CORY REYNOLDS | DATE 11/18/2013
MOCAD, ARTBOOK | D.A.P. and FOGGY NOTION BOOKS present a book release talk and reception with photographer Enrico Natali, in celebration of his new book, Detroit 1968.
Friday, November 22, 7-9pm
Museum of Contemporary Art Detroit
4454 Woodward Ave
Enrico Natali’s Detroit 1968, published by Foggy Notion Books, is an extraordinary body of photographic work that was originally published in 1972 (under the title New American People). Throughout this pivotal moment, Enrico Natali empathically documented Detroit, its people and their environments, and their lives and conditions in his compelling photographs.

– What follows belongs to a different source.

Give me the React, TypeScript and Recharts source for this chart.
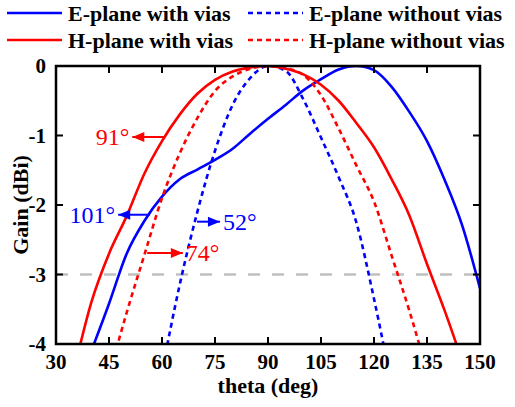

Forty-one years later, Natali’s photographs of Detroit still resonate with hope and emotion, and indeed have taken on an added pathos. These pictures capture the relative calm before the storm: people attending art exhibitions, sporting events, a high school prom; families posing together for portraits; secretaries smoking their afternoon cigarettes; children, parents and grandparents, workers of every stripe—machinists, waitresses, beauticians—plying their trades with what might be described in retrospect as innocence. The spirits of these nameless faces, young and old, are the ghosts that haunt what is now—very literally—this bankrupt metropolis.
Handsome, timely and poignant, Detroit 1968 includes an essay by Mark Binelli, author of the critically acclaimed Detroit City Is the Place to Be (2012, Metropolitan Books).
Join Mr. Natali at MOCAD for a Q&A (led by Vince Carducci of the College for Creative Studies) and reception celebrating the release of this book. Free and open to the public. MOCAD will have copies of the book for sale, too.
ENRICO NATALI was born in 1933, in Utica, New York. During the 1960s he lived and photographed in various American cities, including New Orleans, Chicago, and Detroit. At the end of that decade he ceased work as a photographer and began a meditation practice that became his primary focus, as he built a home and raised his family in California's Los Padres National Forest. In 1990 Natali and his wife, Nadia, founded the Blue Heron Center for Integral Studies, a Zen meditation center in Ojai, California.
VINCE CARDUCCI is a cultural critic, social researcher, and Dean of Undergraduate Studies at the College for Creative Studies in Detroit. A former Detroit corespondent for Artforum, Carducci has written essays and reviews for various publications including Art in America, The Journal of Consumer Culture, and Sculpture Magazine, among others. He has also been a contributing writer for Metro Times, Detroit's leading weekly newspaper, and a staff writer for PopMatters, a webzine of global culture. He taught at Oakland University and Wayne State University, and coordinated the Critical Studies/Humanities program at Cranbrook Academy of Art. In 2010, he received the Kresge Foundation’s Arts in Detroit Literary Fellowship for his art criticism.